For AI algorithms, this introduces a new layer of Cross-Currency Arbitrage. If trade between Russia and China is settled in Yuan or Rubles, algorithms must calculate the "implied exchange rate" across multiple non-dollar pairs. This requires immense computing power to identify triangular arbitrage opportunities that exist only for fractions of a second.

Data Sovereignty laws also play a role. Many BRICS nations now require that financial data of their citizens be stored on local servers. For a global fund, this means they cannot simply run their BRICS algorithms from a server in London. They must deploy local "nodes" and localized AI models that comply with domestic security laws, further fueling the growth of local fintech ecosystems.

Institutional Dominance vs Retail Access

A fascinating paradox in BRICS markets is the coexistence of ultra-sophisticated institutional algorithms and a vibrant, often volatile, retail sector. In nations like India, retail traders account for a significantly higher percentage of daily volume than in many Western counterparts. This "crowd behavior" creates Non-Linear Patterns that institutional AI is specifically designed to harvest.

However, we are also seeing the democratization of algorithms. New platforms allow retail investors to rent "bots" or subscribe to algorithmic signals. While this increases market participation, it also raises the risk of "Flash Crashes" if thousands of retail bots are programmed with the same simple "sell" trigger.

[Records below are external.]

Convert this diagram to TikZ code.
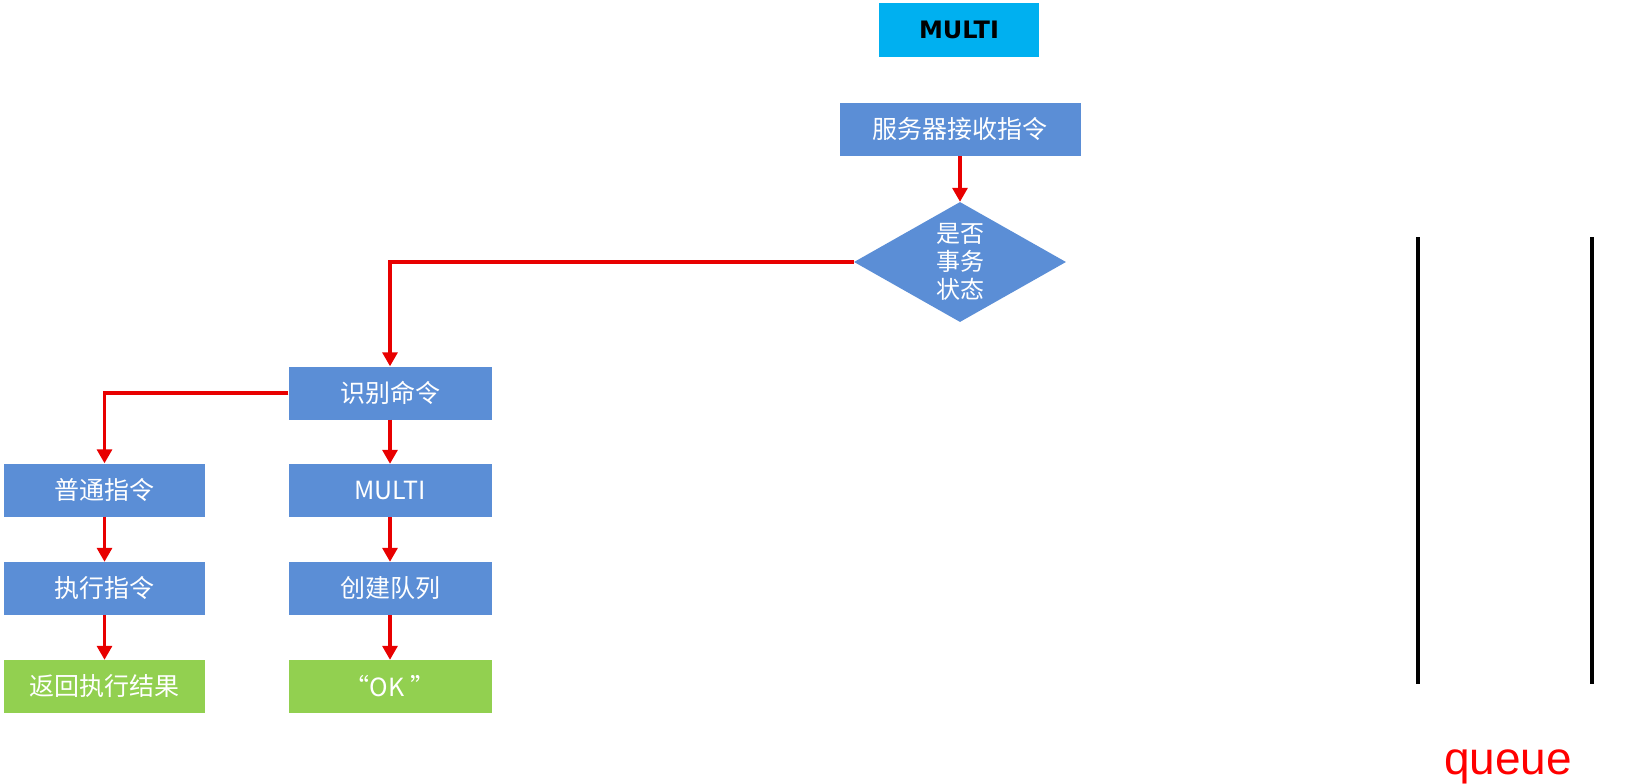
\documentclass[tikz,border=0pt]{standalone}
\usepackage{fontspec}
\setmainfont{Noto Sans CJK SC}
\newfontfamily\latinsans{Liberation Sans}
\newfontfamily\titlefont{DejaVu Sans}
\usetikzlibrary{shapes.geometric,arrows.meta}
\definecolor{boxblue}{RGB}{91,142,214}
\definecolor{boxgreen}{RGB}{146,208,80}
\definecolor{topcyan}{RGB}{0,176,240}
\definecolor{arrowred}{RGB}{232,0,0}
\tikzset{
  bluebox/.style={rectangle, fill=boxblue, text=white, inner sep=0pt,
    minimum width=202pt, minimum height=53pt, font=\fontsize{25}{29}\selectfont},
  greenbox/.style={bluebox, fill=boxgreen},
  flow/.style={draw=arrowred, line width=3.2pt,
    -{Triangle[width=15pt,length=14pt]}},
  queueline/.style={draw=black, line width=3.5pt},
}
\begin{document}
\begin{tikzpicture}[x=1pt,y=-1pt]
\useasboundingbox[fill=white] (0,0) rectangle (1644,784);
% top title
\node[rectangle, fill=topcyan, inner sep=0pt, minimum width=160pt, minimum height=54pt,
  font=\titlefont\fontsize{24}{28}\selectfont\bfseries] (title) at (959,30) {MULTI};
% flow
\node[bluebox, minimum width=241pt] (recv) at (960,129.5) {服务器接收指令};
\node[diamond, fill=boxblue, text=white, inner sep=0pt, aspect=1.77,
  minimum width=212pt, minimum height=120pt, align=center,
  font=\fontsize{24}{28}\selectfont] (state) at (960,262) {是否\\事务\\状态};
\node[bluebox, minimum width=203pt] (ident) at (390,393) {识别命令};
\node[bluebox, minimum width=201pt] (normal) at (104.5,490) {普通指令};
\node[bluebox, minimum width=203pt] (multi) at (390,490.5) {MULTI};
\node[bluebox, minimum width=201pt] (exec) at (104.5,588.5) {执行指令};
\node[bluebox, minimum width=203pt] (queuecreate) at (390,588.5) {创建队列};
\node[greenbox, minimum width=201pt] (result) at (104.5,686.5) {返回执行结果};
\node[greenbox, minimum width=203pt] (ok) at (390,686.5) {“OK ”};
% connectors
\draw[flow] (recv.south) -- (state.north);
\draw[flow] (state.west) -| (ident.north);
\draw[flow] (ident.west) -| (normal.north);
\draw[flow] (ident.south) -- (multi.north);
\draw[flow] (multi.south) -- (queuecreate.north);
\draw[flow] (queuecreate.south) -- (ok.north);
\draw[flow] (normal.south) -- (exec.north);
\draw[flow] (exec.south) -- (result.north);
% queue
\coordinate (qlt) at (1418,237);
\coordinate (qlb) at (1418,684);
\coordinate (qrt) at (1592,237);
\coordinate (qrb) at (1592,684);
\draw[queueline] (qlt) -- (qlb);
\draw[queueline] (qrt) -- (qrb);
\node[anchor=base, text=red, inner sep=0pt, font=\latinsans\fontsize{46}{50}\selectfont]
  (queuelabel) at (1508,774) {queue};
\end{tikzpicture}
\end{document}
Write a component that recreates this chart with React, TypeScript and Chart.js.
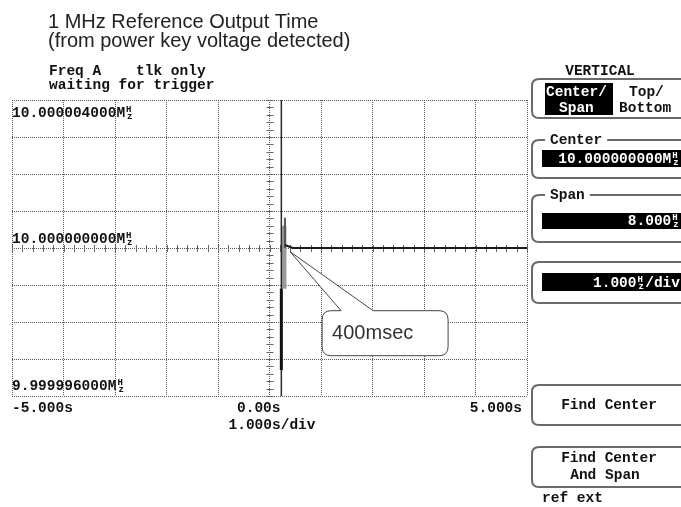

85% of Institutional Volume Estimate of trades currently executed by algorithmic systems in major Chinese equity markets, a figure that continues to climb as manual desks are phased out in favor of automated "dark pools."

Conclusion: The New Frontier of Global Liquidity

The integration of AI trading algorithms into BRICS markets is not merely a technical evolution; it is a geopolitical statement. By building robust, AI-driven financial hubs, these nations are reducing their vulnerability to external economic shocks and creating a self-sustaining ecosystem for capital growth.

For the professional investor, the message is clear: the edge is no longer found in simply having better data, but in having better models that understand the cultural, political, and economic idiosyncrasies of the emerging world. Those who successfully deploy adaptive, localized AI will find themselves at the forefront of the next great cycle of global wealth creation.

As liquidity continues to migrate toward these dynamic economies, the algorithms that govern them will become the silent architects of the 21st-century financial order. The transition from "emerging" to "established" will be paved with code, executed in microseconds, and driven by the relentless pursuit of machine-learned alpha.